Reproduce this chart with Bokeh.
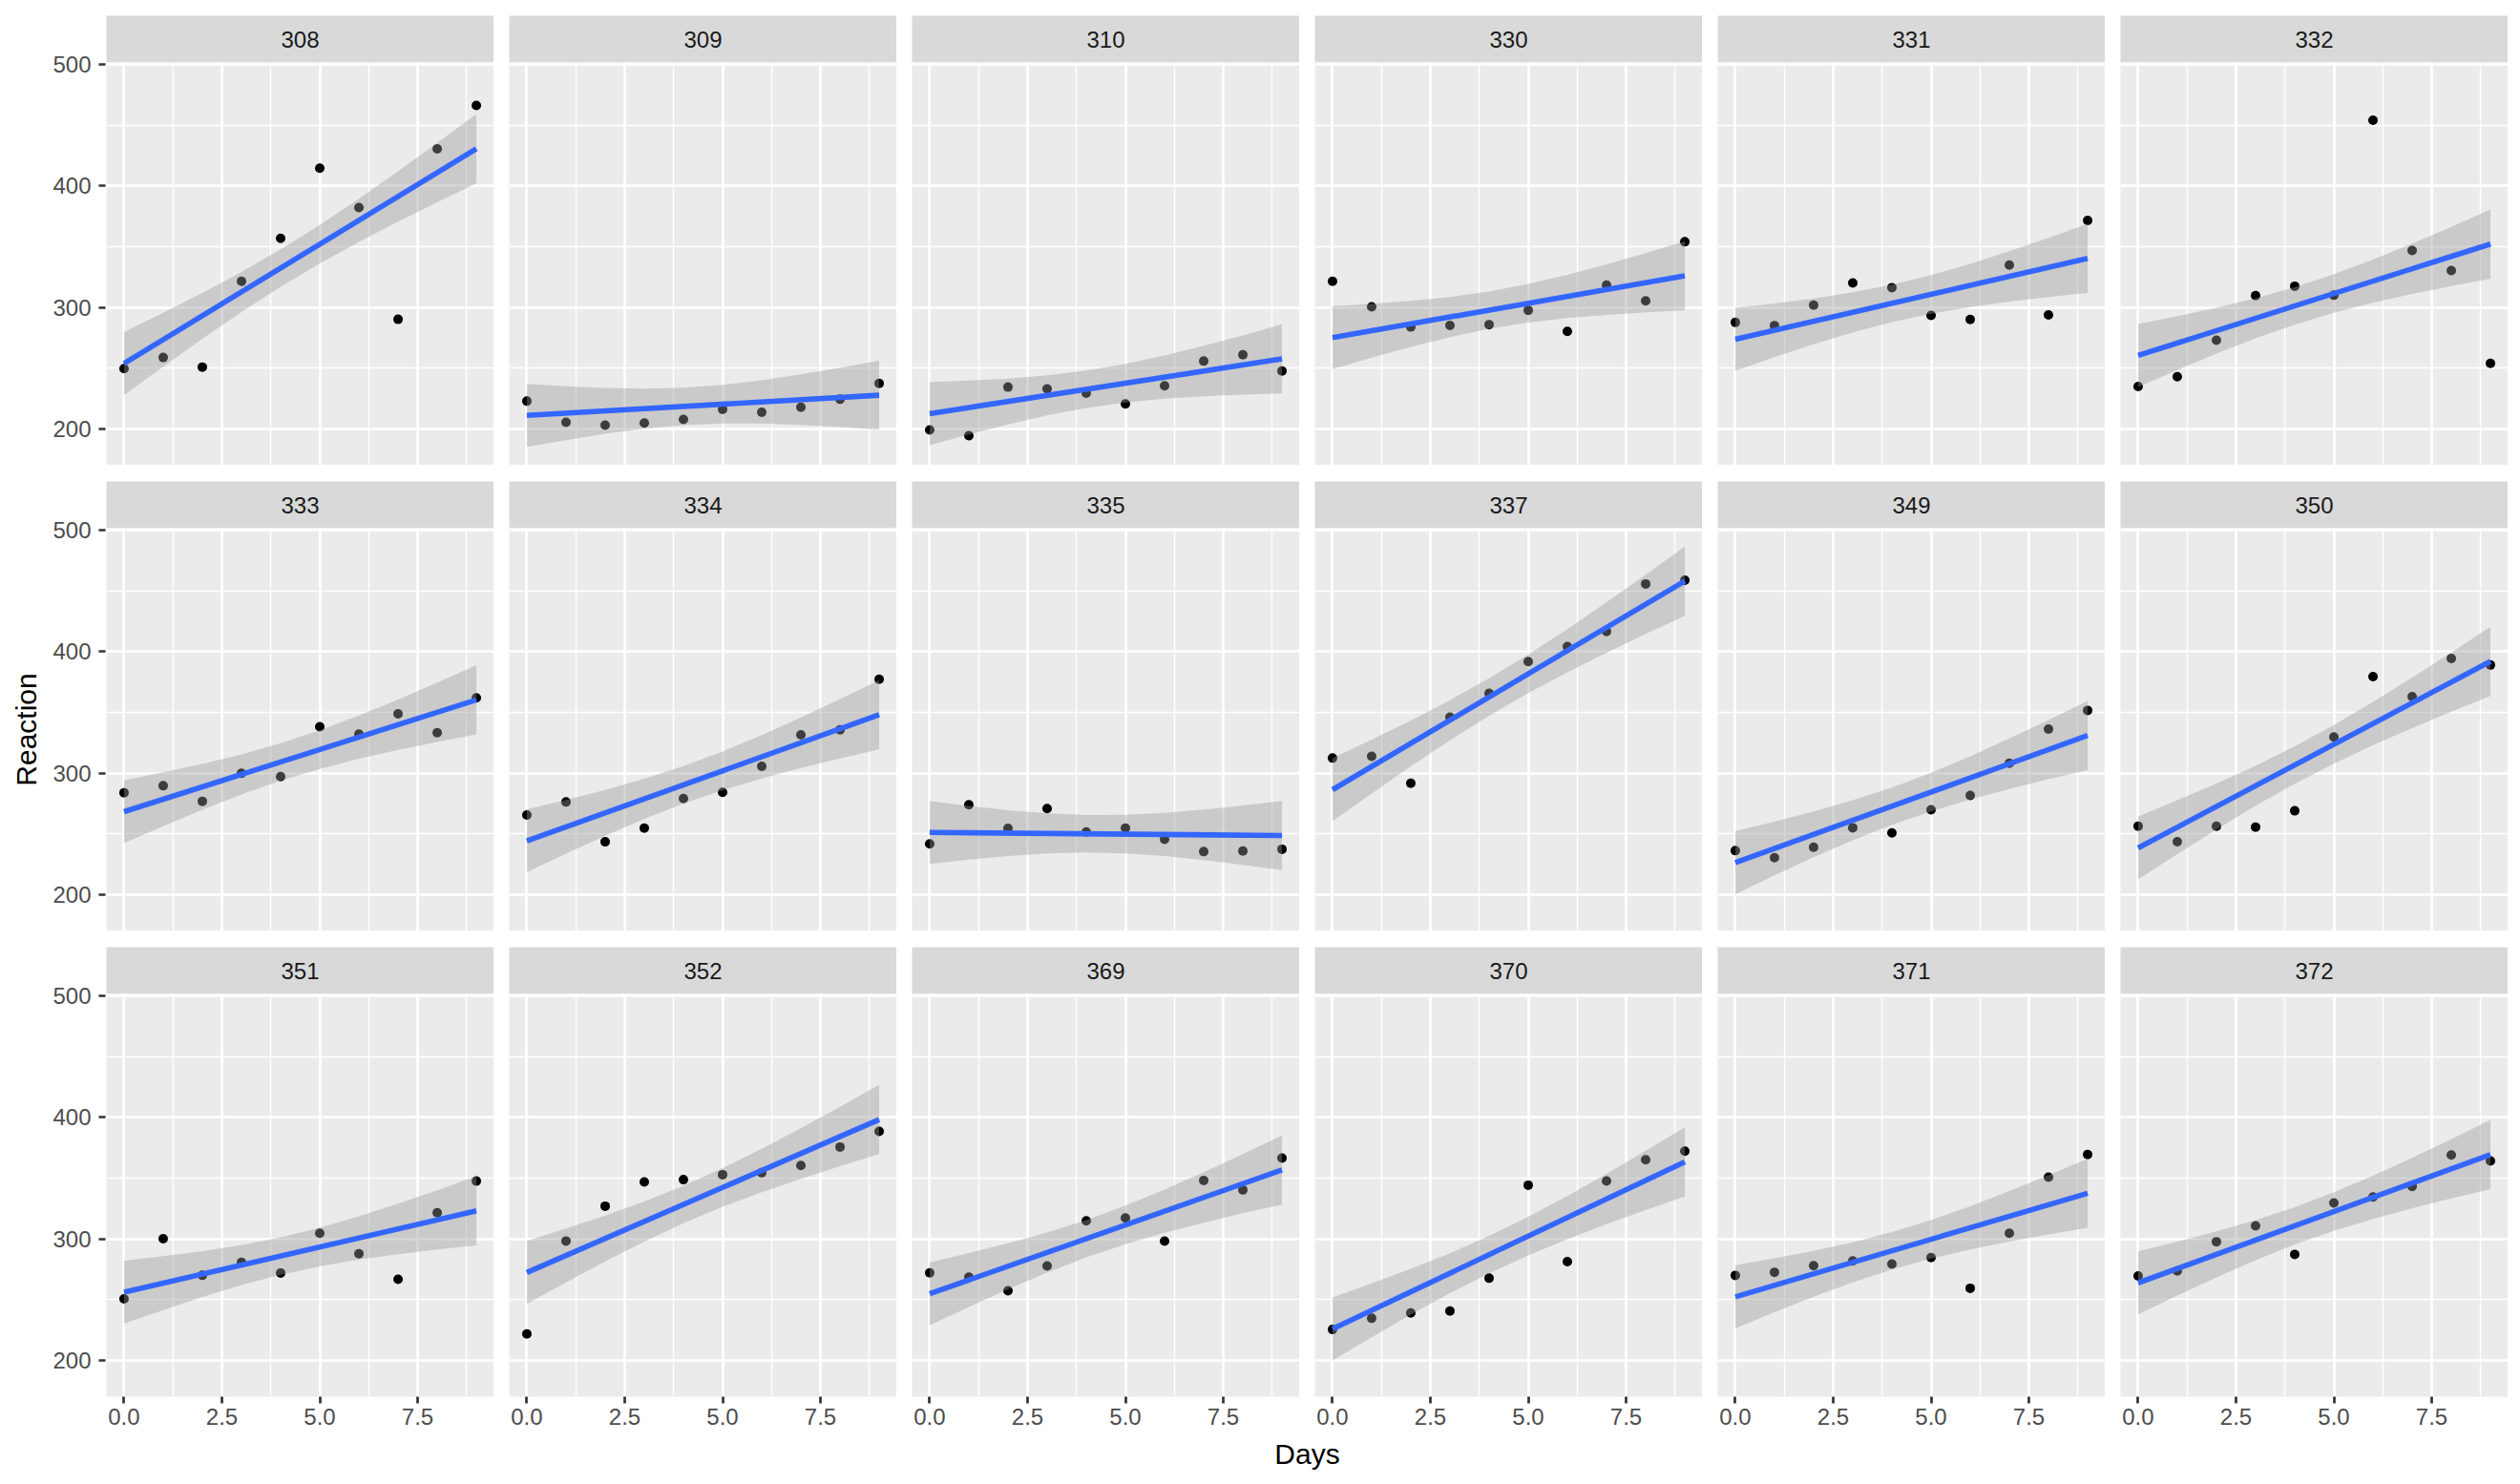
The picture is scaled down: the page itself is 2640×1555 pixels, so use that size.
import numpy as np
from bokeh.plotting import figure
from bokeh.layouts import column, row
from bokeh.models import Range1d, FixedTicker, PrintfTickFormatter, Spacer
from bokeh.embed import file_html
from bokeh.resources import INLINE
from bokeh.core.properties import value

# ---------------- data (sleepstudy) ----------------
days = [0, 1, 2, 3, 4, 5, 6, 7, 8, 9]
subjects = ["308", "309", "310", "330", "331", "332",
            "333", "334", "335", "337", "349", "350",
            "351", "352", "369", "370", "371", "372"]

r308 = [249.56, 258.70, 250.80, 321.44, 356.85, 414.69, 382.20, 290.15, 430.59, 466.35]
r309 = [222.73, 205.27, 202.98, 204.71, 207.72, 215.96, 213.63, 217.73, 224.30, 237.31]
r310 = [199.05, 194.33, 234.32, 232.84, 229.31, 220.46, 235.42, 255.75, 261.01, 247.52]
r330 = [321.54, 300.40, 283.86, 285.13, 285.80, 297.59, 280.24, 318.26, 305.35, 354.05]
r331 = [287.61, 285.00, 301.82, 320.12, 316.28, 293.32, 290.08, 334.82, 293.75, 371.58]
r332 = [234.86, 242.81, 272.96, 309.77, 317.46, 310.00, 454.16, 346.83, 330.30, 253.86]
r333 = [283.84, 289.56, 276.77, 299.81, 297.17, 338.17, 332.03, 348.84, 333.36, 362.04]
r334 = [265.47, 276.20, 243.36, 254.67, 279.02, 284.19, 305.52, 331.52, 335.75, 377.30]
r335 = [241.61, 273.95, 254.49, 270.80, 251.45, 254.64, 245.45, 235.31, 235.75, 237.25]
r337 = [312.37, 313.81, 291.61, 346.12, 365.73, 391.84, 404.26, 416.69, 455.86, 458.92]
r349 = [236.10, 230.32, 238.93, 254.92, 250.71, 269.77, 281.56, 308.10, 336.28, 351.65]
r350 = [256.30, 243.45, 256.20, 255.53, 268.92, 329.72, 379.44, 362.92, 394.49, 389.05]
r351 = [250.53, 300.06, 269.89, 280.59, 271.83, 304.63, 287.75, 266.60, 321.54, 347.57]
r352 = [221.68, 298.19, 326.88, 346.86, 348.74, 352.83, 354.43, 360.43, 375.64, 388.54]
r369 = [271.92, 268.44, 257.24, 277.66, 314.82, 317.21, 298.14, 348.12, 340.28, 366.51]
r370 = [225.26, 234.52, 238.90, 240.47, 267.54, 344.19, 281.15, 347.59, 365.16, 372.23]
r371 = [269.88, 272.44, 277.90, 281.79, 279.17, 284.51, 259.27, 304.63, 350.78, 369.47]
r372 = [269.41, 273.47, 297.60, 310.63, 287.17, 329.61, 334.48, 343.22, 369.14, 364.12]

reaction = {"308": r308, "309": r309, "310": r310, "330": r330, "331": r331, "332": r332,
            "333": r333, "334": r334, "335": r335, "337": r337, "349": r349, "350": r350,
            "351": r351, "352": r352, "369": r369, "370": r370, "371": r371, "372": r372}

# subject-specific fitted lines (as drawn): value at Days = 0 and slope per day
fit_intercept = [253.7, 211.0, 212.4, 275.1, 273.7, 260.4,
                 268.2, 244.2, 251.1, 286.3, 226.2, 238.3,
                 256.0, 272.3, 254.7, 225.8, 252.2, 263.7]
fit_slope = [19.67, 1.85, 5.02, 5.65, 7.40, 10.20,
             10.24, 11.54, -0.28, 19.10, 11.64, 17.08,
             7.45, 14.00, 11.34, 15.29, 9.48, 11.75]
# half-width of the grey confidence band at Days 0..9 (same in every panel)
band_half = [26.0, 22.2, 18.9, 16.5, 15.4, 15.9, 17.8, 20.8, 24.4, 28.5]

x_ticks = [0, 2.5, 5, 7.5]
x_minor = [1.25, 3.75, 6.25, 8.75]
y_ticks = [200, 300, 400, 500]
y_minor = [150, 250, 350, 450]

# ---------------- derived band / line values ----------------
xd = np.array(days, dtype=float)
hw = np.array(band_half)
fits = {}
for i, s in enumerate(subjects):
    centre = fit_intercept[i] + fit_slope[i] * xd
    fits[s] = (centre, centre - hw, centre + hw)

all_lo = min(min(min(reaction[s]), fits[s][1].min()) for s in subjects)
all_hi = max(max(max(reaction[s]), fits[s][2].max()) for s in subjects)
span = all_hi - all_lo
y_lo, y_hi = all_lo - 0.05 * span, all_hi + 0.05 * span
x_lo, x_hi = -0.45, 9.45

# ---------------- layout ----------------
FONT = "Liberation Sans"
PW, PH = 406, 422
LEFT = 111
TOP = 16
GAP_X = 16
GAP_Y = 17
STRIP_H = 49
BOTTOM = 40
DAYS_H = 40


def style_axis(ax, ticks, minor):
    ax.ticker = FixedTicker(ticks=ticks, minor_ticks=minor)
    ax.axis_line_color = None
    ax.major_tick_out = 7
    ax.major_tick_in = 0
    ax.minor_tick_out = 0
    ax.minor_tick_in = 0
    ax.major_tick_line_color = "#333333"
    ax.major_tick_line_width = 2.7
    ax.major_label_text_font = FONT
    ax.major_label_text_font_size = "24px"
    ax.major_label_text_color = "#4D4D4D"


blocks = []
for r in range(3):
    tb = TOP if r == 0 else GAP_Y
    bb = BOTTOM if r == 2 else 0

    # figure that carries the shared y axis of this row
    yf = figure(width=LEFT, height=tb + STRIP_H + PH + bb,
                x_range=Range1d(0, 1), y_range=Range1d(y_lo, y_hi),
                x_axis_location=None, y_axis_location="left",
                min_border_left=LEFT - 1, min_border_right=0,
                min_border_top=tb + STRIP_H, min_border_bottom=bb,
                background_fill_color="white", border_fill_color="white",
                outline_line_color=None, toolbar_location=None,
                output_backend="svg")
    yf.grid.visible = False
    ax = yf.yaxis[0]
    style_axis(ax, y_ticks, y_minor)
    ax.formatter = PrintfTickFormatter(format="%d")
    ax.major_label_standoff = 8
    if r == 1:
        ax.axis_label = "Reaction"
        ax.axis_label_text_font = FONT
        ax.axis_label_text_font_size = "30px"
        ax.axis_label_text_font_style = "normal"
        ax.axis_label_text_color = "black"
        ax.axis_label_standoff = 8

    strip_figs = []
    panel_figs = []
    for c in range(6):
        s = subjects[r * 6 + c]
        lb = 0 if c == 0 else GAP_X
        sf = figure(width=lb + PW, height=tb + STRIP_H,
                    x_range=Range1d(0, 1), y_range=Range1d(0, 1),
                    x_axis_location=None, y_axis_location=None,
                    min_border_left=lb, min_border_right=0,
                    min_border_top=tb, min_border_bottom=0,
                    background_fill_color="#D9D9D9", border_fill_color="white",
                    outline_line_color=None, toolbar_location=None,
                    output_backend="svg")
        sf.grid.visible = False
        sf.text(x=[0.5], y=[0.5], text=[s], text_align="center",
                text_baseline="middle", text_font=value(FONT),
                text_font_size="24px", text_color="#1A1A1A")
        strip_figs.append(sf)

        p = figure(width=lb + PW, height=PH + bb,
                   x_range=Range1d(x_lo, x_hi), y_range=Range1d(y_lo, y_hi),
                   x_axis_location="below" if r == 2 else None,
                   y_axis_location=None,
                   min_border_left=lb, min_border_right=0,
                   min_border_top=0, min_border_bottom=bb,
                   background_fill_color="#EBEBEB", border_fill_color="white",
                   outline_line_color=None, toolbar_location=None,
                   output_backend="svg")
        p.xgrid.ticker = FixedTicker(ticks=x_ticks, minor_ticks=x_minor)
        p.ygrid.ticker = FixedTicker(ticks=y_ticks, minor_ticks=y_minor)
        for g in (p.xgrid, p.ygrid):
            g.grid_line_color = "white"
            g.grid_line_width = 2.7
            g.minor_grid_line_color = "white"
            g.minor_grid_line_width = 1.4
        if r == 2:
            xa = p.xaxis[0]
            style_axis(xa, x_ticks, x_minor)
            xa.formatter = PrintfTickFormatter(format="%.1f")
            xa.major_label_standoff = 5

        centre, lo, hi = fits[s]
        p.scatter(days, reaction[s], size=10, fill_color="black", line_color=None)
        p.varea(x=days, y1=lo, y2=hi, fill_color="#999999", fill_alpha=0.4)
        p.line([days[0], days[-1]], [centre[0], centre[-1]],
               line_color="#3366FF", line_width=5.6)
        panel_figs.append(p)
    blocks.append(row(yf, column(row(strip_figs), row(panel_figs))))

days_fig = figure(width=6 * PW + 5 * GAP_X, height=DAYS_H,
                  x_range=Range1d(0, 1), y_range=Range1d(0, 1),
                  x_axis_location=None, y_axis_location=None,
                  min_border_left=0, min_border_right=0,
                  min_border_top=0, min_border_bottom=0,
                  background_fill_color="white", border_fill_color="white",
                  outline_line_color=None, toolbar_location=None,
                  output_backend="svg")
days_fig.grid.visible = False
days_fig.text(x=[0.5], y=[0.5], text=["Days"], text_align="center",
              text_baseline="middle", text_font=value(FONT),
              text_font_size="30px", text_color="black")
blocks.append(row(Spacer(width=LEFT, height=DAYS_H), days_fig))

page = column(blocks)
open("out.html", "w").write(file_html(page, INLINE))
^^^^^^^^^^^^^^^^
• Given problem: Go from the first line of the listing to the line holding "from bokeh.core.properties import value" and, please, transcribe those lines exactly, both included, with no pictures.

• Final result:
Reproduce this chart with Bokeh.
The picture is scaled down: the page itself is 2640×1555 pixels, so use that size.
import numpy as np
from bokeh.plotting import figure
from bokeh.layouts import column, row
from bokeh.models import Range1d, FixedTicker, PrintfTickFormatter, Spacer
from bokeh.embed import file_html
from bokeh.resources import INLINE
from bokeh.core.properties import value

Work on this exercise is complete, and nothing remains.